Write out the records that appear below, verbatim and complete, but without pictures.

STORED DATA »
— begin —

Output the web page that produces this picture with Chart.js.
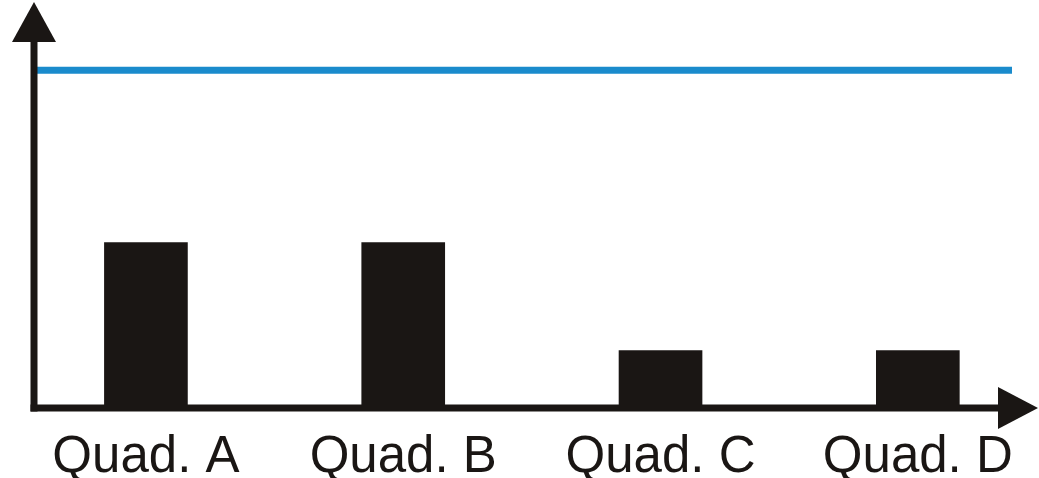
<!DOCTYPE html>
<html>
<head>
<meta charset="utf-8">
<script src="https://cdn.jsdelivr.net/npm/chart.js@4"></script>
<style>
  html, body { margin: 0; padding: 0; background: #ffffff; }
  #wrap { width: 1039px; height: 478px; }
</style>
</head>
<body>
<div id="wrap"><canvas id="quadChart"></canvas></div>
<script>
// chart data
const categories = ['Quad. A', 'Quad. B', 'Quad. C', 'Quad. D'];
const barValues = [49, 49, 17, 17];
const targetValue = 100;

// x range (in category units) so the axis starts a bit left of the first bar
const xMin = -0.435;
const xMax = 3.366;

const ink = '#1a1614';

// draws both axes with arrow heads
const arrowAxes = {
    id: 'arrowAxes',
    afterDatasetsDraw(chart) {
        const ctx = chart.ctx;
        const a = chart.chartArea;
        ctx.save();
        ctx.strokeStyle = ink;
        ctx.fillStyle = ink;
        ctx.lineWidth = 7;
        ctx.lineCap = 'butt';

        // y axis
        ctx.beginPath();
        ctx.moveTo(a.left, a.bottom + 3.5);
        ctx.lineTo(a.left, a.top);
        ctx.stroke();
        ctx.beginPath();
        ctx.moveTo(a.left - 22, a.top);
        ctx.lineTo(a.left + 22, a.top);
        ctx.lineTo(a.left, a.top - 40);
        ctx.closePath();
        ctx.fill();

        // x axis
        ctx.beginPath();
        ctx.moveTo(a.left - 3.5, a.bottom);
        ctx.lineTo(a.right - 14, a.bottom);
        ctx.stroke();
        ctx.beginPath();
        ctx.moveTo(a.right - 14, a.bottom - 21);
        ctx.lineTo(a.right - 14, a.bottom + 21);
        ctx.lineTo(a.right + 26, a.bottom);
        ctx.closePath();
        ctx.fill();
        ctx.restore();
    }
};

const ctx = document.getElementById('quadChart').getContext('2d');
const quadChart = new Chart(ctx, {
    type: 'bar',
    data: {
        datasets: [
            {
                type: 'line',
                data: [{ x: xMin, y: targetValue }, { x: xMax, y: targetValue }],
                borderColor: '#1a8bcc',
                borderWidth: 7,
                pointRadius: 0,
                order: 0
            },
            {
                type: 'bar',
                data: barValues.map((v, i) => ({ x: i, y: v })),
                backgroundColor: ink,
                borderWidth: 0,
                barThickness: 83,
                order: 1
            }
        ]
    },
    options: {
        responsive: true,
        maintainAspectRatio: false,
        animation: false,
        layout: { padding: { left: 34, right: 27, top: 42, bottom: -21 } },
        plugins: {
            legend: { display: false },
            tooltip: { enabled: false }
        },
        scales: {
            x: {
                type: 'linear',
                offset: false,
                min: xMin,
                max: xMax,
                grid: { display: false },
                border: { display: false },
                afterBuildTicks: (axis) => {
                    axis.ticks = categories.map((c, i) => ({ value: i }));
                },
                ticks: {
                    autoSkip: false,
                    maxRotation: 0,
                    padding: 16,
                    color: ink,
                    font: { family: '"Liberation Sans", Arial, sans-serif', size: 51, lineHeight: 1.0 },
                    callback: (v) => categories[v]
                }
            },
            y: {
                display: false,
                min: 0,
                max: 108.4
            }
        }
    },
    plugins: [arrowAxes]
});
</script>
</body>
</html>
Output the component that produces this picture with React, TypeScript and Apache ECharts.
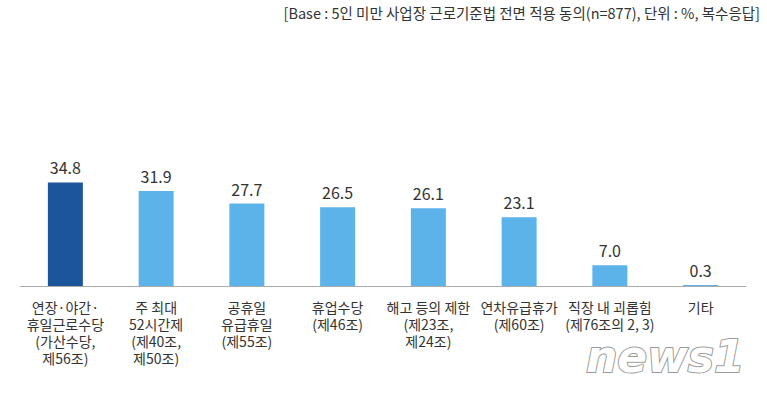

— end —

FINISHED EXERCISE »
Output the web page that produces this picture with Chart.js.
<!DOCTYPE html>
<html>
<head>
<meta charset="utf-8">
<script src="https://cdn.jsdelivr.net/npm/chart.js@4"></script>
<style>
  html, body { margin: 0; padding: 0; background: #ffffff; }
  #wrap { width: 1039px; height: 478px; }
</style>
</head>
<body>
<div id="wrap"><canvas id="quadChart"></canvas></div>
<script>
// chart data
const categories = ['Quad. A', 'Quad. B', 'Quad. C', 'Quad. D'];
const barValues = [49, 49, 17, 17];
const targetValue = 100;

// x range (in category units) so the axis starts a bit left of the first bar
const xMin = -0.435;
const xMax = 3.366;

const ink = '#1a1614';

// draws both axes with arrow heads
const arrowAxes = {
    id: 'arrowAxes',
    afterDatasetsDraw(chart) {
        const ctx = chart.ctx;
        const a = chart.chartArea;
        ctx.save();
        ctx.strokeStyle = ink;
        ctx.fillStyle = ink;
        ctx.lineWidth = 7;
        ctx.lineCap = 'butt';

        // y axis
        ctx.beginPath();
        ctx.moveTo(a.left, a.bottom + 3.5);
        ctx.lineTo(a.left, a.top);
        ctx.stroke();
        ctx.beginPath();
        ctx.moveTo(a.left - 22, a.top);
        ctx.lineTo(a.left + 22, a.top);
        ctx.lineTo(a.left, a.top - 40);
        ctx.closePath();
        ctx.fill();

        // x axis
        ctx.beginPath();
        ctx.moveTo(a.left - 3.5, a.bottom);
        ctx.lineTo(a.right - 14, a.bottom);
        ctx.stroke();
        ctx.beginPath();
        ctx.moveTo(a.right - 14, a.bottom - 21);
        ctx.lineTo(a.right - 14, a.bottom + 21);
        ctx.lineTo(a.right + 26, a.bottom);
        ctx.closePath();
        ctx.fill();
        ctx.restore();
    }
};

const ctx = document.getElementById('quadChart').getContext('2d');
const quadChart = new Chart(ctx, {
    type: 'bar',
    data: {
        datasets: [
            {
                type: 'line',
                data: [{ x: xMin, y: targetValue }, { x: xMax, y: targetValue }],
                borderColor: '#1a8bcc',
                borderWidth: 7,
                pointRadius: 0,
                order: 0
            },
            {
                type: 'bar',
                data: barValues.map((v, i) => ({ x: i, y: v })),
                backgroundColor: ink,
                borderWidth: 0,
                barThickness: 83,
                order: 1
            }
        ]
    },
    options: {
        responsive: true,
        maintainAspectRatio: false,
        animation: false,
        layout: { padding: { left: 34, right: 27, top: 42, bottom: -21 } },
        plugins: {
            legend: { display: false },
            tooltip: { enabled: false }
        },
        scales: {
            x: {
                type: 'linear',
                offset: false,
                min: xMin,
                max: xMax,
                grid: { display: false },
                border: { display: false },
                afterBuildTicks: (axis) => {
                    axis.ticks = categories.map((c, i) => ({ value: i }));
                },
                ticks: {
                    autoSkip: false,
                    maxRotation: 0,
                    padding: 16,
                    color: ink,
                    font: { family: '"Liberation Sans", Arial, sans-serif', size: 51, lineHeight: 1.0 },
                    callback: (v) => categories[v]
                }
            },
            y: {
                display: false,
                min: 0,
                max: 108.4
            }
        }
    },
    plugins: [arrowAxes]
});
</script>
</body>
</html>
Output the component that produces this picture with React, TypeScript and Apache ECharts.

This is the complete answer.